Excerpts from "Magnificent Mansions"

Excerpts from Magnificent Mansions - a book about hope for seemingly wasted and unfulfilled lives:

 “We plead in the night for comfort, understanding, and a little direction. While all along, we are haunted by the thoughts of the dead carcasses of our failed dreams and lives. But, often, we receive neither relief nor any sense of anything. Then, sometimes in the darkness, a mere glimmer, a small diffraction of light, comes through just enough to see not all that are dead have decayed in vain. We get a glimpse that their true elements are for the eons, an eternal body, and a nobler place after all. The darkness always yields to the light when there is any light at all — easily. So we long for and wait for illumination. To be able to start our ascent out of the lowlands with a good view of our purpose. And upward toward that higher ground and a grander place out there somewhere . . . sometime. But for me, that wait has been at least half of my life so far. And the years seemingly wasted and miles tread have been tiresome — especially in Houston, Texas. In that long haul, I hope only paradigms were lost, but not paradise. There must be that better place I seek, though I suspect it will be a little different from what I have imagined.”

“As of this writing, I am climbing a mountain, Denali. From here, one can get a glimpse of His greatness. Yet this massive prominence, as impressive as it is, is infinitely small in comparison to God and His power to raise it to the heavens. Still, there is something about the mountains. They are like magnificent mansions. I long to live within them. I think we all hope for and want to live within or experience the grandest of places of one kind or another. For some, such may be mountains and oceans. For musicians, they may be cathedrals resonating the sounds of their songs and symphonies. For others, perhaps they are warehouse-size studios with which to paint large canvases of art, astounding buildings or architecture, or auditoriums filled with eager learners. And there are even those that would see grandness in a pasture with cows. We seek such places and can never seem to get our fill of them or experience them quite the way we would like. The measure of their magnificence is how small we are within them.”

“I love snowboarding and surfing. And I suppose I love them both for mainly the same reason — that sense of glorious flight as I glide along a slope. On one, I fly along a rolling moonscape beneath my feet. Or as on some days, it is more like a drift through the clouds. Down I go with pulses of acceleration and deceleration as I sway in a dreamlike dance with the mountain. I can only catch a small glance and portions of her majesty as I freely explore the folds of her white dress. On the other, I ride down a local slope that develops continually and varies dynamically. I may glide across a turquoise and ever-evolving elegant curve of a face. I reach out to touch her and want to sense the force that propels me. The power of a big wave is immense.  We can’t fully experience it. Nor can we completely capture the grandness and majesty of mountains. Yet with these, we can get a sense of God’s greatness, but it is only a glimpse.”

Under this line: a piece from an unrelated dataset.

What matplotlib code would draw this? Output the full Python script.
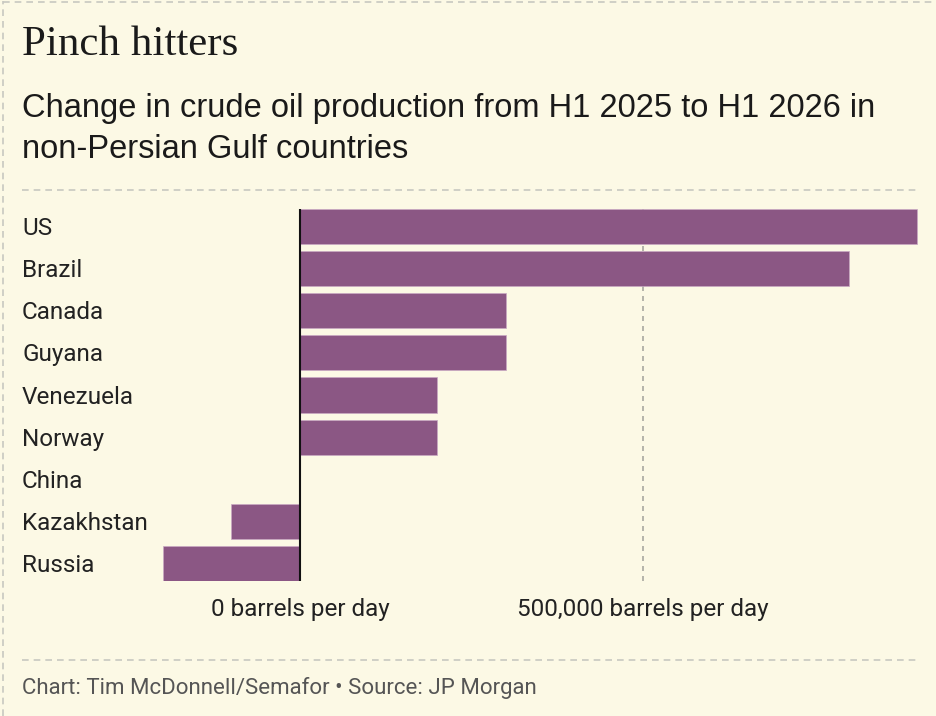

“There is indeed an allure of the deep and the unknown that draws me. Once while diving, I followed the sunlit corridor down until I sensed the tunnel beginning to darken and close in on me. Suddenly, I felt very uneasy and a bit lightheaded with almost a vertigo-type sensation. I imagined if I went any further, I would be spun like in a whirlpool and dragged down into the abyss. I was 154 feet down and within a steep-walled canyon just offshore the tip of the Baja California Peninsula. Far below me was my dive guide motioning me to come deeper. Earlier in the boat, he mentioned that he had been a champion freediver. He was more use to these depths than I was. I chose to live instead and made my way up slowly toward the light. The blue, with all its apparent freedom in three dimensions, was very enticing. But there are boundaries to what one should do with such liberty. Freedom is beautiful. I learned it could also drag you down, crush you, and just as soon kill you. Other than God’s grace, I’m not sure how I have made it this far. My freedom to make choices as an adult has allowed me to make awful ones that have dragged me down, crushed my soul, and could easily justify my death, even by my measure. At times I feel I have dived too far and am still there in the abyss. How does one escape such a place where one surrounds oneself with complete absence? There is no light and not the slightest sense of God.  

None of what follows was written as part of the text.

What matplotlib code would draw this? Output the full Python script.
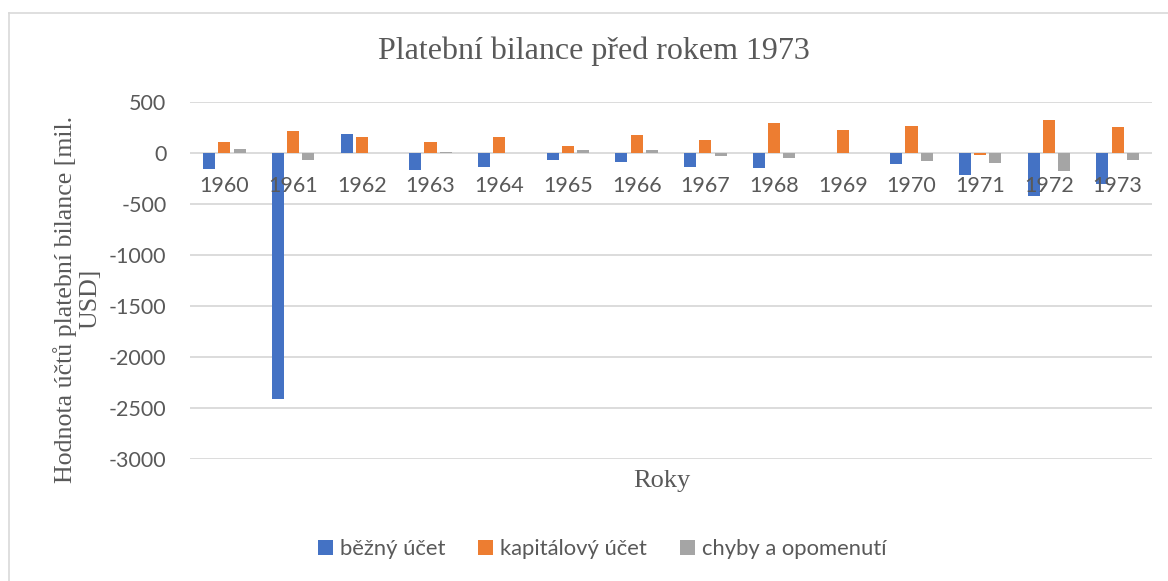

"But there in the darkness and the silence, I realized the dark silence was the message — the answer itself and not the absence of one. My thinking was wrong the whole time. Faith is not about knowing beforehand. Why would receiving a sense of direction be any different? Even if faith is blind and deaf in a way, I’m not lost. I do not know the direction I’m going until I take one. Faith is what it takes for me to move. From the depths, you must move perchance to reach the shallows. Though, to get there, I may tend to sink down and then try to crawl upslope along the bottom. From the shallows, you can then reach the shore.  And on the land, you can walk. I do not know what the next step is until I take that step, any step.”